Tuesday, October 16, 2012

To Be Grateful

Don't see the end to a day that can't get worse? Make your day better by doing positive little things you know you can accomplish. Consider what you have in your life and take a moment to appreciate every bit of it. If you notice that others around you seem like they are in a better state than you, whether financially or intellectually, consider what you've been given in the past or the knowledge you've acquired about anything at all. You might actually know more than the stranger next to you even though he might appear to be wiser or happier. Think about the people in your life who mean the world to you, and even if you can only think of one person, be happy that such a person exists in your life and is important to you. Take ten minutes out of your busy, chaotic, socially disoriented life and reflect. Buy yourself a cup of coffee or almond milk tea—it's my absolute favorite—or anything you like and enjoy it, because you know it will make you happy. Temporary happiness, but happiness nonetheless. Appreciate the person you are and the fact that only you can be you. There are so many negative qualities a person can have that you don't have—be thankful for that.

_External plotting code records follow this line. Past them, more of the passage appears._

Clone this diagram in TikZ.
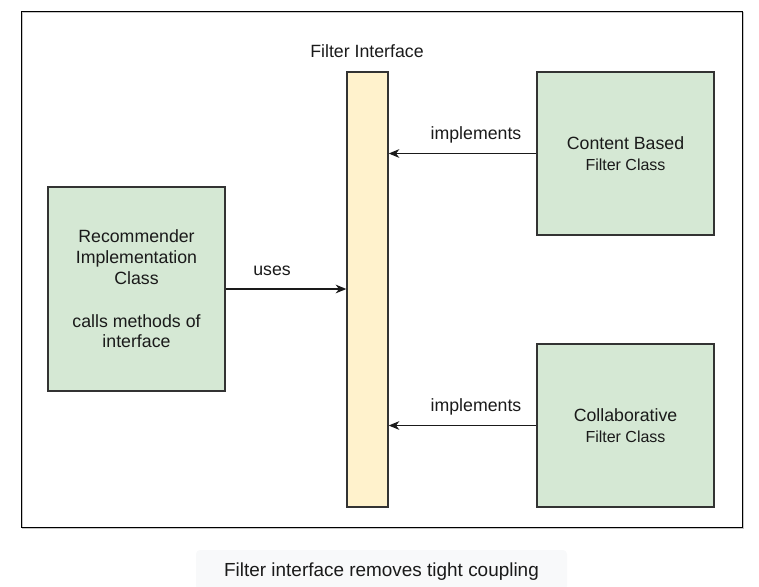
\documentclass[tikz,border=0pt]{standalone}
\usepackage{fontspec}
\setmainfont{Liberation Sans}
\usetikzlibrary{arrows.meta}
\definecolor{boxgreen}{HTML}{D5E8D4}
\definecolor{boxyellow}{HTML}{FFF2CC}
\definecolor{boxline}{HTML}{333333}
\definecolor{captionbg}{HTML}{F8F9FA}
\definecolor{txt}{HTML}{1A1A1A}
\tikzset{
  px/.style={x=0.75pt,y=-0.75pt},
  classbox/.style={draw=boxline, line width=1pt, fill=boxgreen, align=center, text=txt,
    minimum width=132.75pt, inner sep=0pt, font=\fontsize{13.3}{15.4}\selectfont},
  ifacebar/.style={draw=boxline, line width=1pt, fill=boxyellow, minimum width=30.75pt,
    minimum height=326.25pt, inner sep=0pt},
  lbl/.style={text=txt, font=\fontsize{13.3}{15.4}\selectfont, inner sep=0pt},
  conn/.style={draw=txt, line width=0.9pt, -{Stealth[length=8pt,width=6.5pt,inset=2.5pt]}},
}
\begin{document}
\begin{tikzpicture}[px]
\useasboundingbox (0,0) rectangle (759,586);
% outer frame
\draw[gray!45, line width=0.75pt] (22,12) rectangle (743,528);
\draw[black, line width=0.75pt] (21,11) rectangle (742,527);
% nodes
\node[classbox, minimum height=153pt] (rec) at (136.5,289)
  {Recommender\\Implementation\\Class\\[17pt]calls methods of\\interface};
\node[ifacebar] (bar) at (367.5,289.5) {};
\node[lbl, anchor=base] (barlbl) at (367,57) {Filter Interface};
\node[classbox, minimum height=122.25pt] (cb) at (625.5,153.5)
  {Content Based\\{\fontsize{12}{14}\selectfont Filter Class}};
\node[classbox, minimum height=122.25pt] (co) at (625.5,425.5)
  {Collaborative\\{\fontsize{12}{14}\selectfont Filter Class}};
% connectors
\draw[conn] (rec.east) -- (rec.east -| bar.west);
\draw[conn] (cb.west) -- (cb.west -| bar.east);
\draw[conn] (co.west) -- (co.west -| bar.east);
% labels
\node[lbl, anchor=base] (uses) at (272,275) {uses};
\node[lbl, anchor=base] (imp1) at (476,139) {implements};
\node[lbl, anchor=base] (imp2) at (476,411) {implements};
% caption
\fill[captionbg, rounded corners=3pt] (196,550) rectangle (567,590);
\node[text=txt, font=\fontsize{14.2}{17}\selectfont, anchor=base, inner sep=0pt] (cap) at (381.5,576) {Filter interface removes tight coupling};
\end{tikzpicture}
\end{document}
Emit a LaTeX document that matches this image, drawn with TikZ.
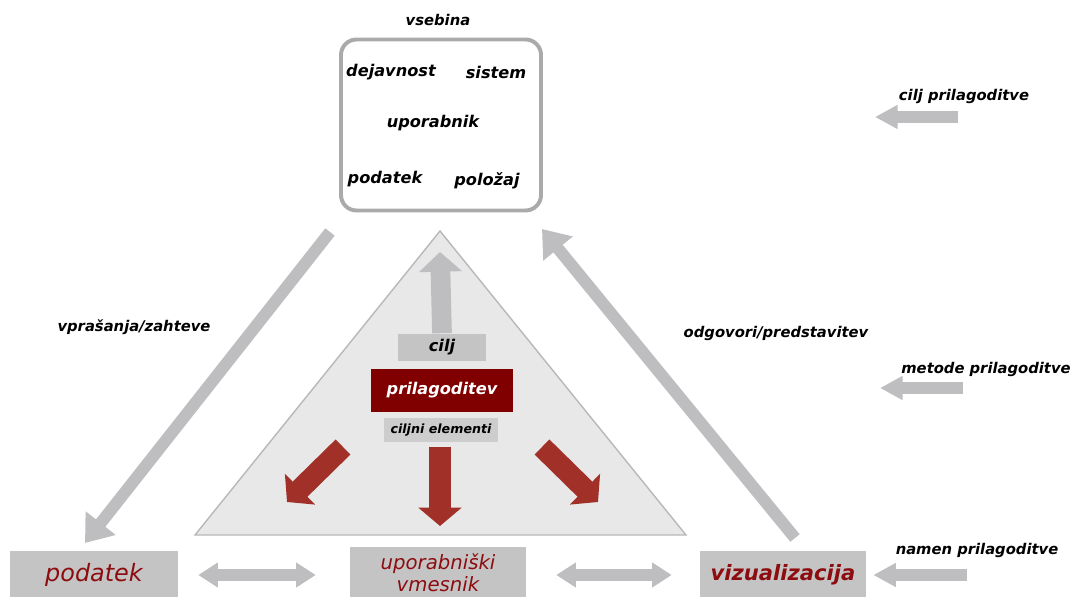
\documentclass[tikz,border=0pt]{standalone}
\usepackage{fontspec}
\setmainfont{DejaVu Sans}
\usetikzlibrary{arrows.meta}
\definecolor{arrgray}{RGB}{190,190,192}
\definecolor{boxline}{RGB}{170,170,170}
\definecolor{trifill}{RGB}{232,232,232}
\definecolor{triline}{RGB}{184,184,184}
\definecolor{boxgray}{RGB}{196,196,196}
\definecolor{darkred}{RGB}{128,0,0}
\definecolor{arrred}{RGB}{160,48,40}
\definecolor{textred}{RGB}{140,12,16}
\begin{document}
\begin{tikzpicture}[x=0.025cm, y=-0.025cm,
  every node/.style={font=\fontsize{10.5}{12}\selectfont\bfseries\itshape},
  inner/.style={font=\fontsize{11.5}{13}\selectfont\bfseries\itshape},
  gbox/.style={fill=boxgray, inner sep=0pt, align=center},
  bigbox/.style={gbox, text=textred, font=\fontsize{17}{18}\selectfont\itshape},
  garrow/.style={draw=arrgray, line width=8.5pt, -{Triangle[length=18pt, width=26pt]}},
  sarrow/.style={draw=arrgray, line width=8.5pt, -{Triangle[length=16pt, width=16pt]}},
  darrow/.style={draw=arrgray, line width=8.5pt, {Triangle[length=14pt, width=17pt]}-{Triangle[length=14pt, width=17pt]}},
  rarrow/.style={draw=arrred, line width=15pt, -{Triangle[length=13pt, width=30pt]}}]
\useasboundingbox (0,0) rectangle (1080,597);
\node[draw=boxline, line width=2.8pt, rounded corners=11pt, minimum width=200*0.025cm, minimum height=171*0.025cm] (inhalt) at (441,125) {};
\node (vsebina) at (438,20) {vsebina};
\node[inner] (dejavnost) at (391,72) {dejavnost};
\node[inner] (sistem) at (496,72) {sistem};
\node[inner] (uporabnik) at (433,123) {uporabnik};
\node[inner] (podatekin) at (385,179) {podatek};
\node[inner] (polozaj) at (487,181) {položaj};
\fill[trifill, draw=triline, line width=1pt] (440,231) -- (686,535) -- (195,535) -- cycle;
\node[gbox, minimum width=88*0.025cm, minimum height=27*0.025cm, font=\fontsize{11.5}{13}\selectfont\bfseries\itshape] (cilj) at (442,347) {cilj};
\node[fill=darkred, text=white, minimum width=142*0.025cm, minimum height=43*0.025cm, inner sep=0pt, font=\fontsize{11.5}{13}\selectfont\bfseries\itshape] (prilagoditev) at (442,390) {prilagoditev};
\node[gbox, fill=boxgray!85, minimum width=114*0.025cm, minimum height=24*0.025cm, font=\fontsize{9}{11}\selectfont\bfseries\itshape] (ciljni) at (441,430) {ciljni elementi};
\draw[draw=arrgray, line width=14pt, -{Triangle[length=14pt, width=30pt]}] (cilj.north) -- (440,252);
\coordinate (rl1) at (343,447);
\coordinate (rl2) at (287,502);
\coordinate (rm1) at (440,447);
\coordinate (rm2) at (440,526);
\coordinate (rr1) at (542,447);
\coordinate (rr2) at (598,502);
\draw[rarrow] (rl1) -- (rl2);
\draw[rarrow] (rm1) -- (rm2);
\draw[rarrow] (rr1) -- (rr2);
\node[bigbox, minimum width=168*0.025cm, minimum height=48*0.025cm] (podatek) at (94,575) {podatek};
\node[gbox, text=textred, font=\fontsize{14}{15.5}\selectfont\itshape, minimum width=176*0.025cm, minimum height=52*0.025cm] (vmesnik) at (438,573) {uporabniški\\vmesnik};
\node[bigbox, font=\fontsize{15}{18}\selectfont\bfseries\itshape, minimum width=166*0.025cm, minimum height=48*0.025cm] (vizualizacija) at (783,575) {vizualizacija};
\coordinate (zs) at (330,232);
\coordinate (ze) at (85,543);
\coordinate (os) at (795,538);
\coordinate (oe) at (542,229);
\draw[garrow] (zs) -- (ze);
\draw[garrow] (os) -- (oe);
\node (zahteve) at (134,327) {vprašanja/zahteve};
\node (odgovori) at (776,333) {odgovori/predstavitev};
\draw[darrow, shorten <=20*0.025cm, shorten >=34*0.025cm] (podatek.east) -- (vmesnik.west |- podatek.east);
\draw[darrow, shorten <=30*0.025cm, shorten >=28*0.025cm] (vmesnik.east |- vizualizacija.west) -- (vizualizacija.west);
\node (ciljp) at (964,96) {cilj prilagoditve};
\node (metode) at (986,369) {metode prilagoditve};
\node (namen) at (977,550) {namen prilagoditve};
\coordinate (c1) at (958,117);
\coordinate (c2) at (875,117);
\coordinate (m1) at (963,388);
\coordinate (m2) at (880,388);
\coordinate (n1) at (967,575);
\draw[sarrow] (c1) -- (c2);
\draw[sarrow] (m1) -- (m2);
\draw[sarrow, shorten >=7*0.025cm] (n1) -- (vizualizacija.east);
\end{tikzpicture}
\end{document}
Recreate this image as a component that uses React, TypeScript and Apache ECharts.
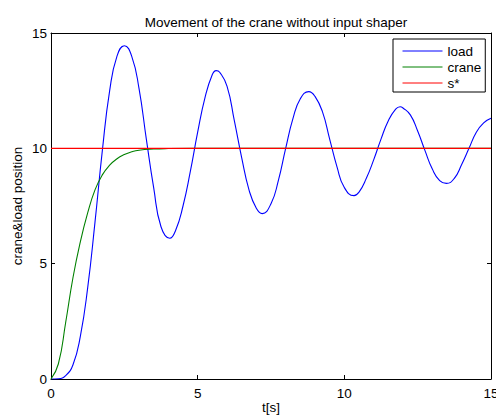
import React, { useEffect, useRef } from "react";
import * as echarts from "echarts";

const loadT = [0, 0.25, 0.5, 0.75, 1.0, 1.25, 1.5, 1.75, 2.0, 2.25, 2.5, 2.75, 3.0, 3.25, 3.5, 3.75, 4.05, 4.25, 4.5, 4.75, 5.0, 5.25, 5.5, 5.63, 5.75, 6.0, 6.25, 6.5, 6.75, 7.0, 7.2, 7.5, 7.75, 8.0, 8.25, 8.5, 8.79, 9.0, 9.25, 9.5, 9.75, 10.0, 10.33, 10.5, 10.75, 11.0, 11.25, 11.5, 11.75, 11.9, 12.0, 12.25, 12.5, 12.75, 13.0, 13.25, 13.48, 13.75, 14.0, 14.25, 14.5, 14.75, 15.0];
const loadV = [0, 0.01, 0.15, 0.62, 1.85, 3.95, 6.8, 9.9, 12.5, 14.0, 14.45, 14.0, 12.6, 10.4, 8.3, 6.6, 6.1, 6.45, 7.5, 9.0, 10.7, 12.2, 13.2, 13.37, 13.3, 12.7, 11.2, 9.6, 8.2, 7.4, 7.17, 7.6, 8.6, 10.0, 11.3, 12.15, 12.46, 12.25, 11.6, 10.4, 9.2, 8.3, 7.95, 8.1, 8.7, 9.5, 10.4, 11.2, 11.7, 11.8, 11.75, 11.45, 10.75, 9.9, 9.1, 8.6, 8.48, 8.7, 9.3, 10.0, 10.7, 11.1, 11.3];

const craneT = [0, 0.25, 0.5, 0.75, 1.0, 1.25, 1.5, 1.75, 2.0, 2.25, 2.5, 2.75, 3.0, 3.5, 4.0, 5.0, 10.0, 15.0];
const craneV = [0, 0.65, 2.45, 4.4, 5.95, 7.2, 8.2, 8.85, 9.27, 9.55, 9.73, 9.85, 9.92, 9.97, 9.99, 10, 10, 10];

const sT = [0, 15];
const sV = [10, 10];

const xTicks = [0, 5, 10, 15];
const yTicks = [0, 5, 10, 15];

const FONT = "'Liberation Sans', Arial, Helvetica, sans-serif";
const FS = 13.5;

export default function App() {
  const ref = useRef<HTMLDivElement>(null);
  useEffect(() => {
    if (!ref.current) return;
    const chart = echarts.init(ref.current, undefined, { renderer: "svg" });
    const pair = (t: number[], v: number[]) => t.map((x, i) => [x, v[i]]);
    const axisCommon = {
      type: "value" as const,
      interval: 5,
      splitLine: { show: false },
      axisLine: { show: true, onZero: false, lineStyle: { color: "#000", width: 1 } },
      axisTick: { show: true, inside: true, length: 4, lineStyle: { color: "#000" } },
    };
    chart.setOption({
      animation: false,
      backgroundColor: "#fff",
      textStyle: { fontFamily: FONT },
      title: {
        text: "Movement of the crane without input shaper",
        left: 271,
        top: 10,
        textAlign: "center",
        textStyle: { fontFamily: FONT, fontSize: FS, fontWeight: "normal", color: "#000" },
      },
      grid: { left: 51, right: 5, top: 33, bottom: 36, containLabel: false, outerBoundsMode: "none" },
      legend: {
        orient: "vertical",
        left: 393,
        top: 39,
        padding: [5, 4, 2, 9],
        itemWidth: 40,
        itemHeight: 14,
        itemGap: 2,
        itemTextGap: 5,
        borderColor: "#000",
        borderWidth: 1,
        backgroundColor: "#fff",
        borderRadius: 0,
        itemStyle: { opacity: 0 },
        lineStyle: { width: 1 },
        textStyle: { fontFamily: FONT, fontSize: FS, color: "#000" },
        data: ["load", "crane", "s*"],
      },
      xAxis: [
        {
          ...axisCommon,
          min: xTicks[0],
          max: xTicks[xTicks.length - 1],
          position: "bottom",
          name: "t[s]",
          nameLocation: "middle",
          nameGap: 21,
          nameMoveOverlap: false,
          nameTextStyle: { fontFamily: FONT, fontSize: FS, color: "#000" },
          axisLabel: { show: true, margin: 7, fontFamily: FONT, fontSize: FS, color: "#000" },
        },
        {
          ...axisCommon,
          min: xTicks[0],
          max: xTicks[xTicks.length - 1],
          position: "top",
          axisLabel: { show: false },
        },
      ],
      yAxis: [
        {
          ...axisCommon,
          min: yTicks[0],
          max: yTicks[yTicks.length - 1],
          position: "left",
          name: "crane&load position",
          nameLocation: "middle",
          nameGap: 27,
          nameMoveOverlap: false,
          nameTextStyle: { fontFamily: FONT, fontSize: FS, color: "#000" },
          axisLabel: { show: true, margin: 4, fontFamily: FONT, fontSize: FS, color: "#000" },
        },
        {
          ...axisCommon,
          min: yTicks[0],
          max: yTicks[yTicks.length - 1],
          position: "right",
          axisLabel: { show: false },
        },
      ],
      series: [
        {
          name: "load",
          type: "line",
          data: pair(loadT, loadV),
          smooth: 0.5,
          symbol: "none",
          lineStyle: { color: "#0000ff", width: 1.1 },
          itemStyle: { color: "#0000ff" },
        },
        {
          name: "crane",
          type: "line",
          data: pair(craneT, craneV),
          smooth: 0.5,
          symbol: "none",
          lineStyle: { color: "#008000", width: 1.1 },
          itemStyle: { color: "#008000" },
        },
        {
          name: "s*",
          type: "line",
          data: pair(sT, sV),
          symbol: "none",
          lineStyle: { color: "#ff0000", width: 1.4 },
          itemStyle: { color: "#ff0000" },
        },
      ],
    });
    return () => chart.dispose();
  }, []);
  return (
    <div
      ref={ref}
      style={{ position: "absolute", left: 0, top: 0, width: 496, height: 415 }}
    />
  );
}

Thursday, October 11, 2012

When are feelings ever easy?

Never. They are always uneasy. Negative feelings, that is. If you've ever contemplated the kinds of feelings which are "easy," you'll most likely only conjure up moments when you were having a good time with someone you are happy to be around, naturally.

Uneasy feelings come like recurring nightmares. They consume my social life the way a famished snake ruthlessly swallows a rabbit in its entiretysigh, life is just laughing at me. I can hear it. There is just something wrong with the idea of a wrongful act. The thought alone may eat at your morals, where post-wrongful-act-committing leaves you obsessing for days over how terrible you felt. You feel your morals slowly deteriorating.. and you wonder where your virtues wandered off to. Of course, the act would be deemed wrong only in terms of your judgment of what is right and what is wrong. Wrong is only a perceptionnothing is ever really wrong unless put into context where something else can be considered right, but we'll not delve into that. By societal standards pain and anger are wrong feelings to experience and harbor, because as long as we aren't happy or feeling good, it's wrong. Furthermore, if your actions directly had a less-than-beneficial impact on another person, it's wrong. At times I'd wished I was a robot. Robots feel intrinsically nothing. They can't distinguish right from wrong. They have no emotions. I wish I could feel no emotions. But I am not a robot.

In the long run, people judge right from wrong based on their own premises of what's good and what's not, but then again their own premises are derived from what society has already decided to be socially acceptable or unacceptable. Humanity may be the savior and death of us all.

One tendency of mine is that I over-ruminate, si possible. If you're anything like me, you overlook situations and contemplate the symptoms of your distress but instead of merely contemplating, you go above and beyond that by focusing on the negative and not seeming to let anything go. In order to let go of such overwhelming guilt or regret, you would need to come to terms with the way everything in your life has turned out. Good or bad, you will never be able to move forward properly (again, proper only in terms of how society defines what is proper and what isn't), unless you accept that what's happened has happened.